To understanding folding thermodynamics and kinetics is the basic part to know proteins. The energetic and structural ingredients are essential for folding processes. With a simple statistical model, the thermodynamics and kinetics are outlined, which shows the effects of entropy and frustration to folding behavior. We also introduce a short-range correlation between residues to simulate the cooperativity. The dependence of the folding kinetics on the native bond maps provides some insights on the effects of native structures to folding rate. The folding transition is studied from the zeros of partition function on the complex temperature plane. It gives a more detailed description on the properties of the folding transition, with a better theoretical reliance. Some comparisons between different models are also discussed. Then, the kinetic transition of protein systems is analyzed in details. Not only the kinetic transition is clearly shown, but also the nature of this transition is also analyzed in-depth.

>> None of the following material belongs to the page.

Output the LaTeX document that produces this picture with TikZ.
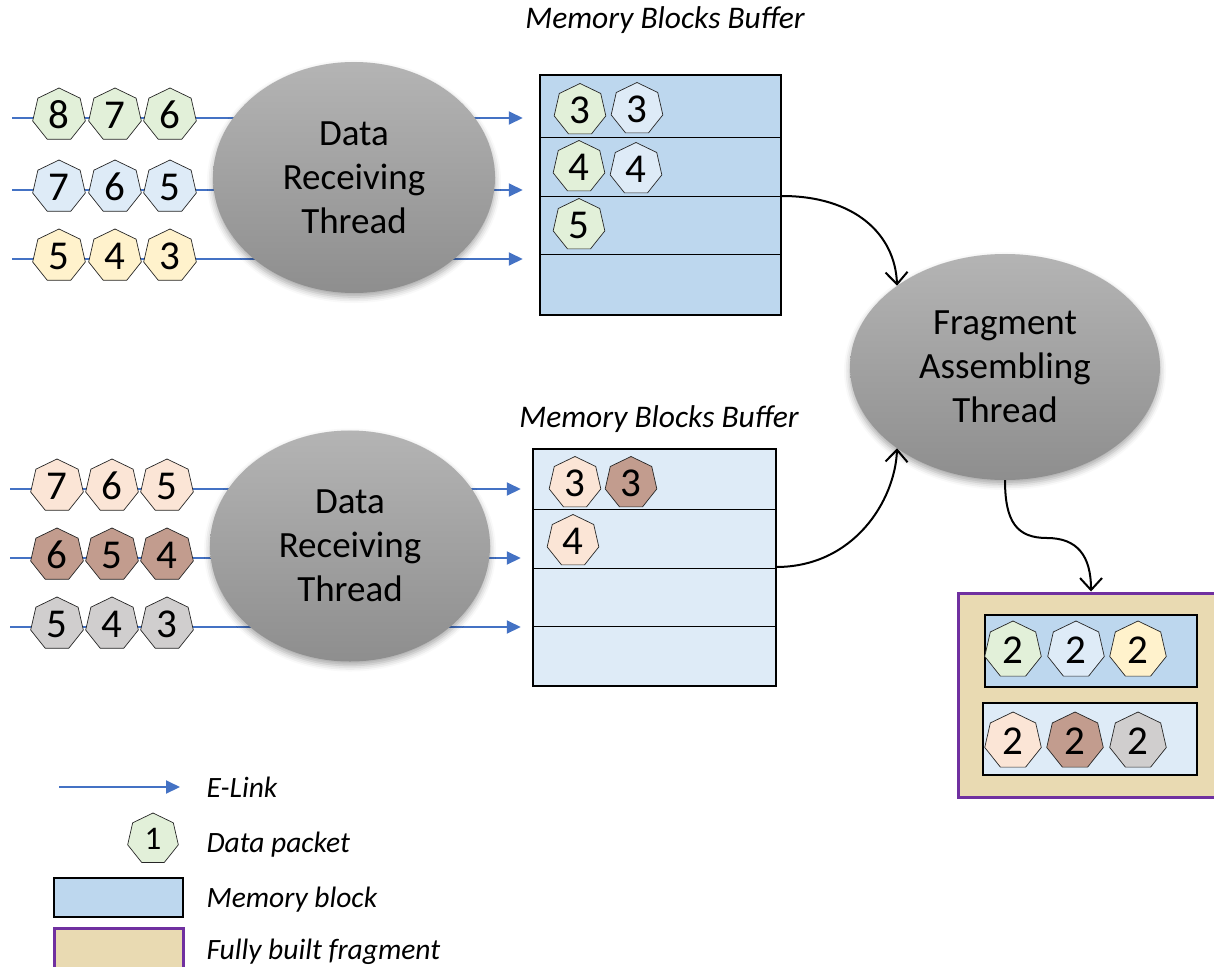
\documentclass[tikz,border=0pt]{standalone}
\usepackage{fontspec}
\setmainfont{Carlito}
\usetikzlibrary{shapes.geometric,arrows.meta,shadows.blur,calc}

\definecolor{linkblue}{HTML}{4472C4}
\definecolor{blockdark}{HTML}{BDD7EE}
\definecolor{blocklight}{HTML}{DEEBF7}
\definecolor{pgreen}{HTML}{E2F0D9}
\definecolor{pblue}{HTML}{DEEBF7}
\definecolor{pyellow}{HTML}{FFF2CC}
\definecolor{ppeach}{HTML}{FBE5D6}
\definecolor{pbrown}{HTML}{C29C8E}
\definecolor{pgray}{HTML}{D0CECE}
\definecolor{fragtan}{HTML}{E9DAB2}
\definecolor{fragpurple}{HTML}{7030A0}
\definecolor{threadtop}{RGB}{180,180,180}
\definecolor{threadbot}{RGB}{142,142,142}

\begin{document}
\begin{tikzpicture}[x=1pt,y=-1pt,
  pkt/.style={regular polygon, regular polygon sides=7, draw=black!85,
    line width=0.7pt, inner sep=0pt, minimum size=54pt, fill=#1,
    font=\fontsize{41}{43}\selectfont},
  bpkt/.style={pkt=#1, minimum size=53pt},
  fpkt/.style={pkt=#1, minimum size=58pt},
  elink/.style={linkblue, line width=2pt, -{Triangle[length=14pt,width=13pt]}},
  flow/.style={black, line width=2pt, -{Straight Barb[length=12pt,width=22pt,line width=2pt]}},
  thread/.style={ellipse, inner sep=0pt, top color=threadtop, bottom color=threadbot,
    align=center, font=\fontsize{37}{44}\selectfont,
    blur shadow={shadow xshift=0pt, shadow yshift=-4pt, shadow blur radius=6pt, shadow opacity=35}},
  buffer/.style={draw=black, line width=2.5pt, inner sep=0pt},
  rowline/.style={black, line width=0.9pt},
  title/.style={font=\fontsize{31.5}{33}\selectfont\itshape, anchor=base},
  legtext/.style={font=\fontsize{29.5}{32}\selectfont\itshape, anchor=base west}
]
\useasboundingbox (0,0) rectangle (1214,966);
\clip (0,0) rectangle (1214,966);

% ---------- memory block buffers ----------
\node[buffer, fill=blockdark, minimum width=241pt, minimum height=240pt] (bufA) at (660.5,195) {};
\draw[rowline] (540,137) -- (781,137);
\draw[rowline] (540,196) -- (781,196);
\draw[rowline] (540,254) -- (781,254);
\node[title] (titleA) at (665,29) {Memory Blocks Buffer};

\node[buffer, fill=blocklight, minimum width=243pt, minimum height=237pt] (bufB) at (654.5,567.5) {};
\draw[rowline] (533,509) -- (776,509);
\draw[rowline] (533,568) -- (776,568);
\draw[rowline] (533,626) -- (776,626);
\node[title] (titleB) at (659,427) {Memory Blocks Buffer};

% ---------- E-Link inputs ----------
\coordinate (inA1) at (12,118);
\coordinate (inA2) at (12,190);
\coordinate (inA3) at (12,259);
\coordinate (inB1) at (10,489);
\coordinate (inB2) at (10,558);
\coordinate (inB3) at (10,627);
\foreach \c in {inA1,inA2,inA3}
  \draw[elink, shorten >=16pt] (\c) -- (\c -| bufA.west);
\foreach \c in {inB1,inB2,inB3}
  \draw[elink, shorten >=11pt] (\c) -- (\c -| bufB.west);

% ---------- receiving threads ----------
\node[thread, minimum width=282pt, minimum height=231pt] (drtA) at (354,177.5) {Data\\Receiving\\Thread};
\node[thread, minimum width=280pt, minimum height=231pt] (drtB) at (350,546) {Data\\Receiving\\Thread};

% ---------- packets on the links ----------
\node[pkt=pgreen] (a18) at (59,115) {8};
\node[pkt=pgreen] (a17) at (115,115) {7};
\node[pkt=pgreen] (a16) at (170,115) {6};
\node[pkt=pblue] (a27) at (59,187) {7};
\node[pkt=pblue] (a26) at (115,187) {6};
\node[pkt=pblue] (a25) at (170,187) {5};
\node[pkt=pyellow] (a35) at (59,256) {5};
\node[pkt=pyellow] (a34) at (115,256) {4};
\node[pkt=pyellow] (a33) at (170,256) {3};

\node[pkt=ppeach] (b17) at (57,486) {7};
\node[pkt=ppeach] (b16) at (112,486) {6};
\node[pkt=ppeach] (b15) at (167,486) {5};
\node[pkt=pbrown] (b26) at (57,555) {6};
\node[pkt=pbrown] (b25) at (112,555) {5};
\node[pkt=pbrown] (b24) at (167,555) {4};
\node[pkt=pgray] (b35) at (57,624) {5};
\node[pkt=pgray] (b34) at (112,624) {4};
\node[pkt=pgray] (b33) at (167,624) {3};

% ---------- packets stored in the buffers ----------
\node[bpkt=pgreen] (sA13) at (580,110) {3};
\node[bpkt=pblue] (sA23) at (637,109) {3};
\node[bpkt=pgreen] (sA14) at (579,167) {4};
\node[bpkt=pblue] (sA24) at (636,169) {4};
\node[bpkt=pgreen] (sA15) at (579,225) {5};

\node[bpkt=ppeach] (sB13) at (575,483) {3};
\node[bpkt=pbrown] (sB23) at (631,483) {3};
\node[bpkt=ppeach] (sB14) at (573,541) {4};

% ---------- fragment assembling thread ----------
\node[thread, minimum width=310pt, minimum height=226pt] (fat) at (1005,367) {Fragment\\Assembling\\Thread};

% ---------- fully built fragment (runs off the right edge) ----------
\node[draw=fragpurple, line width=3pt, fill=fragtan, inner sep=0pt,
      minimum width=262pt, minimum height=204pt] (frag) at (1089,695) {};
\node[draw=black, line width=2pt, fill=blockdark, inner sep=0pt,
      minimum width=212pt, minimum height=72pt] (fragA) at (1091,651) {};
\node[draw=black, line width=2pt, fill=blocklight, inner sep=0pt,
      minimum width=214pt, minimum height=72pt] (fragB) at (1090,739) {};
\node[fpkt=pgreen] (f1) at (1013,650) {2};
\node[fpkt=pblue] (f2) at (1076,650) {2};
\node[fpkt=pyellow] (f3) at (1138,650) {2};
\node[fpkt=ppeach] (f4) at (1013,741) {2};
\node[fpkt=pbrown] (f5) at (1075,741) {2};
\node[fpkt=pgray] (f6) at (1138,741) {2};

% ---------- flows between threads ----------
\coordinate (outA) at (782,196);
\coordinate (outB) at (776,567);
\coordinate (bend) at (1047,538);
\coordinate (fragIn) at ($(frag.north)+(2,0)$);
\draw[flow] (outA) .. controls +(72,0) and +(-2,-52) .. (fat.143);
\draw[flow] (outB) .. controls +(78,0) and +(-2,52) .. (fat.217);
\draw[line width=2pt] (fat.south) .. controls +(0,42) and +(-30,0) .. (bend);
\draw[flow] (bend) .. controls +(30,0) and +(0,-36) .. (fragIn);

% ---------- legend ----------
\coordinate (legA) at (59,787);
\coordinate (legB) at (180,787);
\draw[elink] (legA) -- (legB);
\node[legtext] (legAt) at (203,797) {E-Link};
\node[pkt=pgreen, minimum size=52pt, font=\fontsize{33}{35}\selectfont] (legP) at (153,839) {1};
\node[legtext] (legPt) at (203,852) {Data packet};
\node[draw=black, line width=2pt, fill=blockdark, inner sep=0pt,
      minimum width=129pt, minimum height=39pt] (legM) at (118.5,897.5) {};
\node[legtext] (legMt) at (203,907) {Memory block};
\node[draw=fragpurple, line width=3pt, fill=fragtan, inner sep=0pt,
      minimum width=129pt, minimum height=50pt] (legF) at (118.5,953) {};
\node[legtext] (legFt) at (203,959) {Fully built fragment};
\end{tikzpicture}
\end{document}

As a result, the kinetic transition is attributed to a downhill kinetics, which is associated with the un-stablization of denatured states. Our predictions have their good consistence with the simulation results. Different realization of Monte Carlo method and off-lattice modeling are all shown the universality of the kinetic transition. These pictures offer us some interesting knowledge for folding mechanism and comparison between different models. This part of work is arranged in Chapter 3.
At last, my main results and thought on the works in this thesis are concluded in the last chapter, Chapter 4.
In Appendix, details of modeling and simulation methods are proposed.